- _Supplied data_
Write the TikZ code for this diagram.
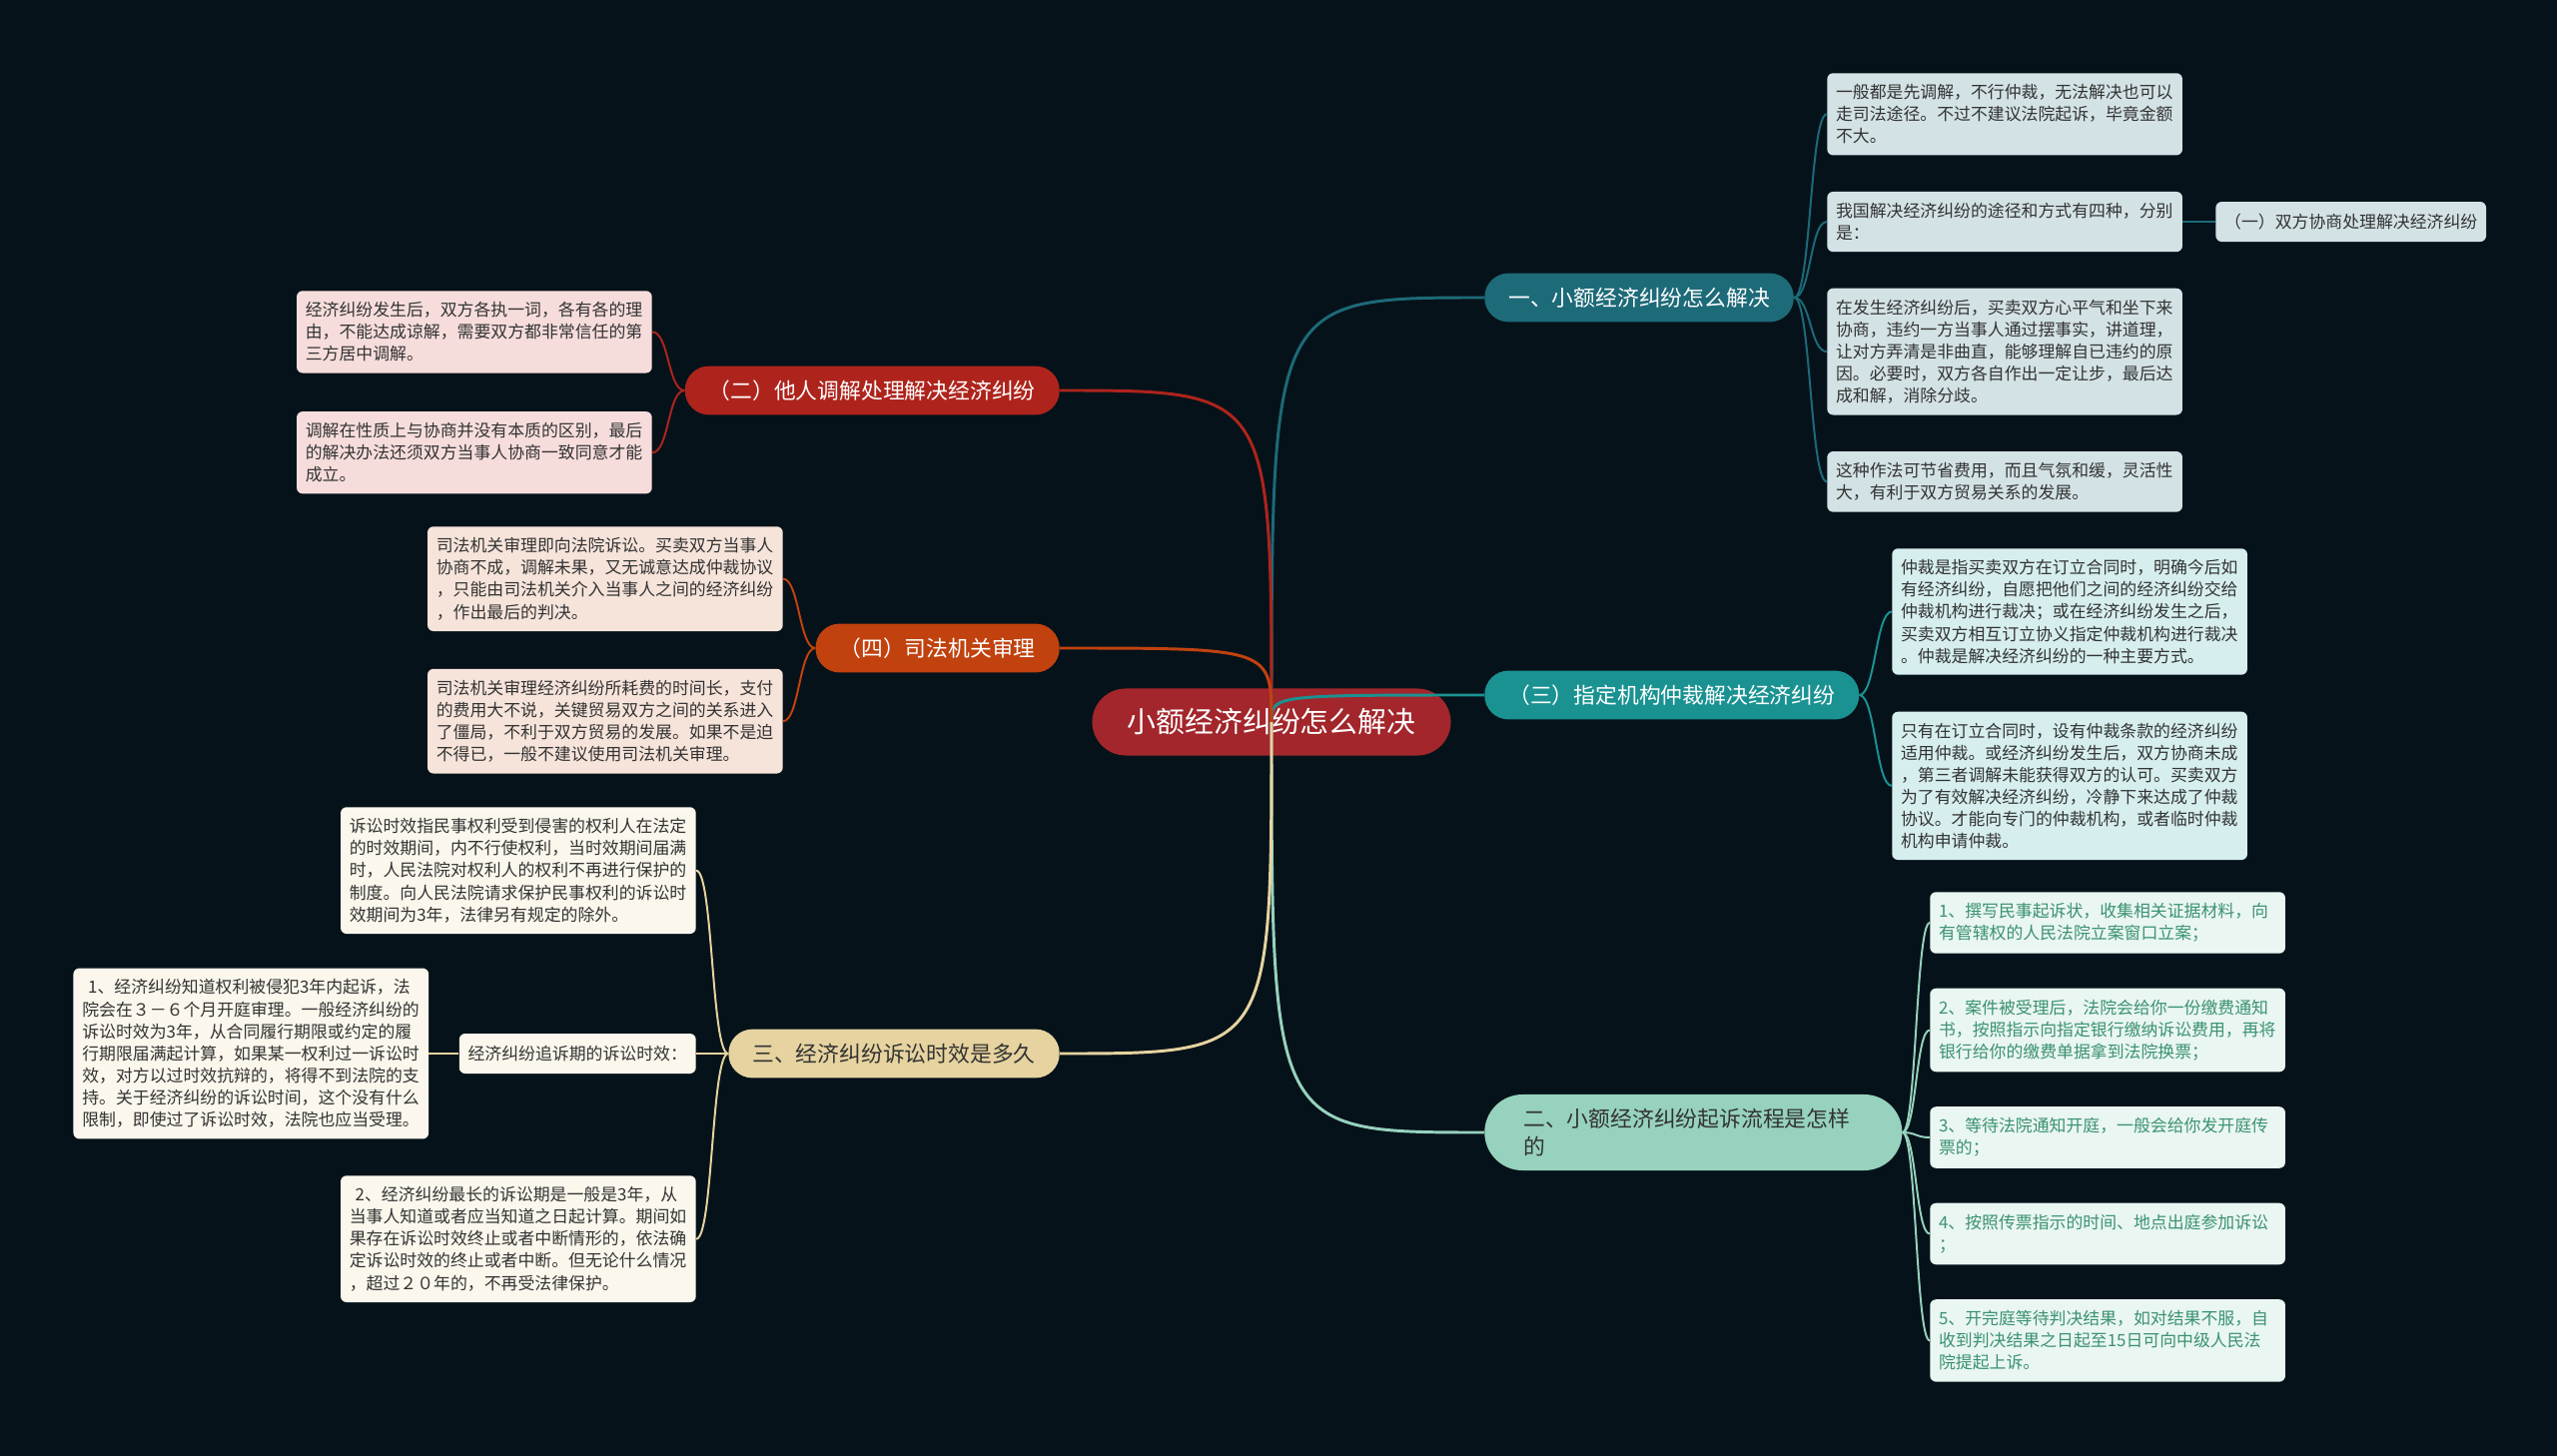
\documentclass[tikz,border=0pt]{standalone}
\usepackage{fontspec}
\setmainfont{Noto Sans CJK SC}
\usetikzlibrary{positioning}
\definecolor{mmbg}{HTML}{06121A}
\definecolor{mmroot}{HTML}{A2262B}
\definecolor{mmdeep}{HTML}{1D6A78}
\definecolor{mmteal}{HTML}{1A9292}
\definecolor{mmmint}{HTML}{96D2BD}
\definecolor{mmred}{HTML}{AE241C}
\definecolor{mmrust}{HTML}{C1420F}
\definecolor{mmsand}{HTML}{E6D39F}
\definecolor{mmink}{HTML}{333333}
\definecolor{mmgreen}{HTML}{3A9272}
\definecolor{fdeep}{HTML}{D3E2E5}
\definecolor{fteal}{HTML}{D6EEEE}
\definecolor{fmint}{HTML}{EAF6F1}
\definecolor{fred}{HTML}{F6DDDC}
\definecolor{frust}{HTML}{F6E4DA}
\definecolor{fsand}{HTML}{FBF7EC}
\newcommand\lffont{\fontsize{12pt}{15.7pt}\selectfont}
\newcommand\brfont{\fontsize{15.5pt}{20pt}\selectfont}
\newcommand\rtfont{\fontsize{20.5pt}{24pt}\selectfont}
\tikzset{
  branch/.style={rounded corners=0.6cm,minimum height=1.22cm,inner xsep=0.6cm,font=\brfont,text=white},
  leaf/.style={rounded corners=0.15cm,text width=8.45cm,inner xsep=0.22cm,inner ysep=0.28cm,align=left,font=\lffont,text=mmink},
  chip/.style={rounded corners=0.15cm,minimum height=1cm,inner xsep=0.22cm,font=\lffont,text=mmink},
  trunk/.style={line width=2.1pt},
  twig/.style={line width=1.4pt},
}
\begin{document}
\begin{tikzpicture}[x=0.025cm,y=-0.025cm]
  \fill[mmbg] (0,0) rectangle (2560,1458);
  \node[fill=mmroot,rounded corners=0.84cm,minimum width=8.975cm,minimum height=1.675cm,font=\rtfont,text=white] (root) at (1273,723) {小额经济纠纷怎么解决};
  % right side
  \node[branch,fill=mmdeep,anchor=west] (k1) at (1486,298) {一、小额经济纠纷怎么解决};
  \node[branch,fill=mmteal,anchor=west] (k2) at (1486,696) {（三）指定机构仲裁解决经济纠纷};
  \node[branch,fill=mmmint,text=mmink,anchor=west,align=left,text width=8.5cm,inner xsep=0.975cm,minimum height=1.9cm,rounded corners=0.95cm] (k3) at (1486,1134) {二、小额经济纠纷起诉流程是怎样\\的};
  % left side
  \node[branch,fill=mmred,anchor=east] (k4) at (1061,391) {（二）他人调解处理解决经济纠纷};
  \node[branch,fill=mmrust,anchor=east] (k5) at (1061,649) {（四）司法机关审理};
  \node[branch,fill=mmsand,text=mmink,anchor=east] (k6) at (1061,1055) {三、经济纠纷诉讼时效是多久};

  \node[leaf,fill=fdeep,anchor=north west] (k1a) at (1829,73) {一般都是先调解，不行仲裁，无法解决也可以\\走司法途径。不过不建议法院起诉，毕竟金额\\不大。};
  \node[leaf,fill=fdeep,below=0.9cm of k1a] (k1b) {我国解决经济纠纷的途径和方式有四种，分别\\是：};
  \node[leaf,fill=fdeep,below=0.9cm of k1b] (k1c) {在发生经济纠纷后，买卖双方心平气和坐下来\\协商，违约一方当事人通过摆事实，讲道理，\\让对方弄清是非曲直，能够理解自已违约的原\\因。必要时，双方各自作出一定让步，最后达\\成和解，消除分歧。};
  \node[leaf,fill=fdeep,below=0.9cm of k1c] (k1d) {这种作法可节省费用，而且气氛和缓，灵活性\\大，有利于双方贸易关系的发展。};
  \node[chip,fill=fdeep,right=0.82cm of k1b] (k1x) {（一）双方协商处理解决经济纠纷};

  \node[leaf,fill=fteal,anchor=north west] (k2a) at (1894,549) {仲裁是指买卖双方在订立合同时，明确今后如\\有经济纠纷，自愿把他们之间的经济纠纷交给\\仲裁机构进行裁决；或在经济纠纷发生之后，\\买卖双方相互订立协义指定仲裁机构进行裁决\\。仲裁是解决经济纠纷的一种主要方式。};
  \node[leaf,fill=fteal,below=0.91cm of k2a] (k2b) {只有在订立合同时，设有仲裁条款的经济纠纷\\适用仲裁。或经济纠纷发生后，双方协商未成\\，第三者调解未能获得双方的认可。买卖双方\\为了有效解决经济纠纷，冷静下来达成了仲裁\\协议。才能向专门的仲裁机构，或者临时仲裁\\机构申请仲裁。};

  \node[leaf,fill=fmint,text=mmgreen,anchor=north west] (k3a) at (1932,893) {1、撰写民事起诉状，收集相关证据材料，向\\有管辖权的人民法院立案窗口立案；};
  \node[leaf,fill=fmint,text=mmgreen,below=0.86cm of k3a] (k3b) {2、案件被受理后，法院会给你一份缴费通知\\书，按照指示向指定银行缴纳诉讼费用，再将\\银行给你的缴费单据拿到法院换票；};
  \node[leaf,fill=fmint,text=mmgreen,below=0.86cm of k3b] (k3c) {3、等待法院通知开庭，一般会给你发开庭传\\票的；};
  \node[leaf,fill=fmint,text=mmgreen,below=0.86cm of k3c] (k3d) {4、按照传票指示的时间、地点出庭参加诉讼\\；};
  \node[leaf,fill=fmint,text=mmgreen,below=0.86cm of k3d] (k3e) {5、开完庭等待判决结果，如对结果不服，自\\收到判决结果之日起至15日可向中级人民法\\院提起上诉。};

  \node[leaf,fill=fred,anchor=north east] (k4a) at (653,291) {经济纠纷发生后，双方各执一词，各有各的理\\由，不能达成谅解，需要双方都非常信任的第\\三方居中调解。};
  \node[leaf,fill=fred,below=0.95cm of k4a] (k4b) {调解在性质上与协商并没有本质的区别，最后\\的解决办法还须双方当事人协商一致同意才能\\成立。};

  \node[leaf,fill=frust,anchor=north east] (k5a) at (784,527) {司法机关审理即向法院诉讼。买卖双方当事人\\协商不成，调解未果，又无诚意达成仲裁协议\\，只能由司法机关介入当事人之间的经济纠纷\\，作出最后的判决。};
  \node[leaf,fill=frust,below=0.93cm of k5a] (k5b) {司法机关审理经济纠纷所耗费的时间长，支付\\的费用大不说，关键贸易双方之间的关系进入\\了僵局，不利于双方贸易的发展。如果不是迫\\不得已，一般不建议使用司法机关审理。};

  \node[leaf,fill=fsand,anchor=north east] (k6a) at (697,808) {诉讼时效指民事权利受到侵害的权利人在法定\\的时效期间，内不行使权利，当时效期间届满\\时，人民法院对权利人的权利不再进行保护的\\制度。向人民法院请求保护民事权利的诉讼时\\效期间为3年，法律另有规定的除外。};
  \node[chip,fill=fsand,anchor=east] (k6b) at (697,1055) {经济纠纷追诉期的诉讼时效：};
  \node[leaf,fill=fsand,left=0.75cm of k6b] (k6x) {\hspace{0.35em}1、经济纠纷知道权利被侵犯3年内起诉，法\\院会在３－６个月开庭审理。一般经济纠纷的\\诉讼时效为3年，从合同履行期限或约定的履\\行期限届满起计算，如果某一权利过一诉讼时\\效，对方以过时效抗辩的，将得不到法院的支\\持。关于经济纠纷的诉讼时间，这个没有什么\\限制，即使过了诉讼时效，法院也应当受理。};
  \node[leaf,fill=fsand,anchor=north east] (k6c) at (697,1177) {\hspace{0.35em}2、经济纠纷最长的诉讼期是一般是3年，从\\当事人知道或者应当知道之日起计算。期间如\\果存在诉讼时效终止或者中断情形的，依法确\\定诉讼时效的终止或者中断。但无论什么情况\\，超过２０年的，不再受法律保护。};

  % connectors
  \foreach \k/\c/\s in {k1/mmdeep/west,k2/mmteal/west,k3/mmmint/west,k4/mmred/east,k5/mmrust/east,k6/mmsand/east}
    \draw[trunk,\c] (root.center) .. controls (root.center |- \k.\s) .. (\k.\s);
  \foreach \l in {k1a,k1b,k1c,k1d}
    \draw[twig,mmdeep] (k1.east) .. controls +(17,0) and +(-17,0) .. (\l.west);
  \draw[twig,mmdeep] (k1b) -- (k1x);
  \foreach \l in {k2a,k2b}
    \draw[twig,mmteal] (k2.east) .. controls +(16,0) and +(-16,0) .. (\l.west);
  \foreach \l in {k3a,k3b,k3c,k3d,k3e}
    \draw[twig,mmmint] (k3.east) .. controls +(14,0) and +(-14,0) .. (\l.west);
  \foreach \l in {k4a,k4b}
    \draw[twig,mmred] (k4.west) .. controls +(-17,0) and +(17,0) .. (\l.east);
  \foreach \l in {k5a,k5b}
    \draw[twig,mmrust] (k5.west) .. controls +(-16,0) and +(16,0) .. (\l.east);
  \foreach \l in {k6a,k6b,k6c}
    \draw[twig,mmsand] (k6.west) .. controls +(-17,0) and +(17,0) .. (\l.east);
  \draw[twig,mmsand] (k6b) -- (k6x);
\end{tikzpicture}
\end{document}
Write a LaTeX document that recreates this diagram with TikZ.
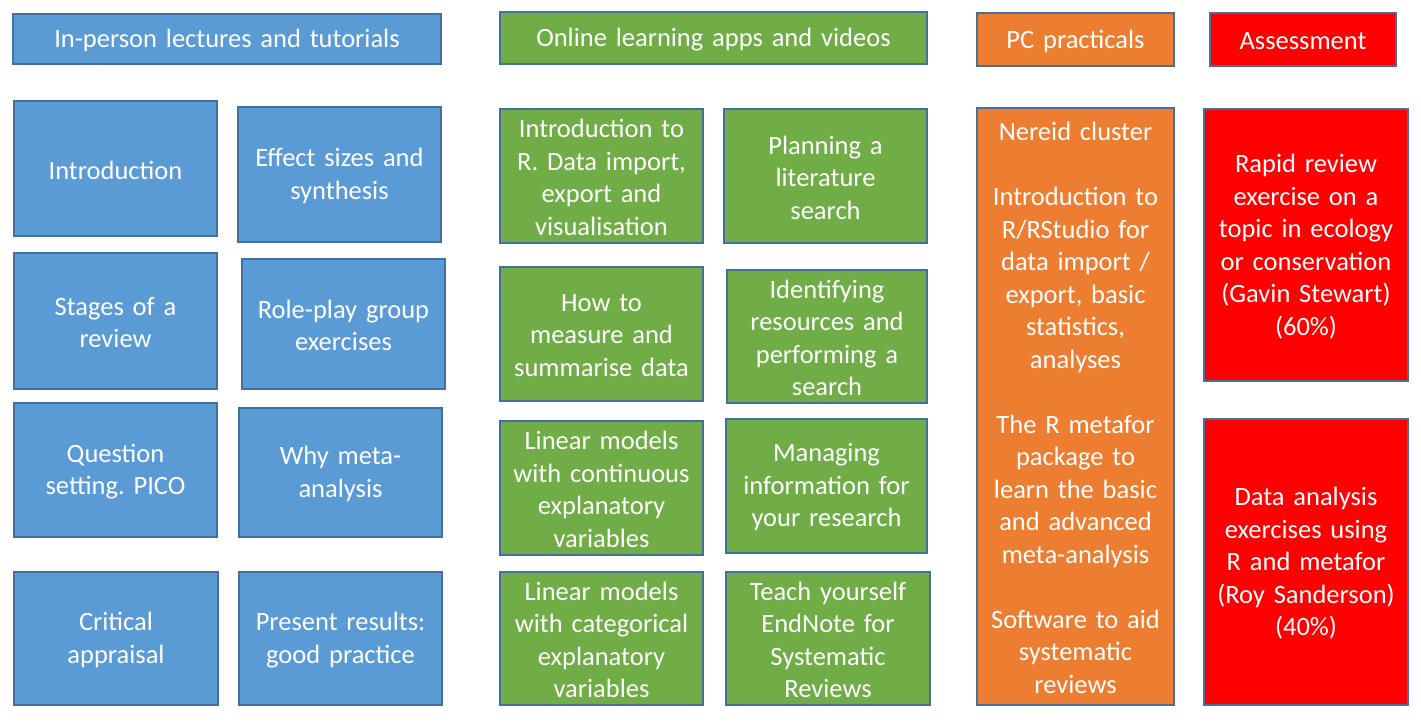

- _Short problem_
State how many lines in the records above contain the word "this", and give only that number.

- _Result below_
2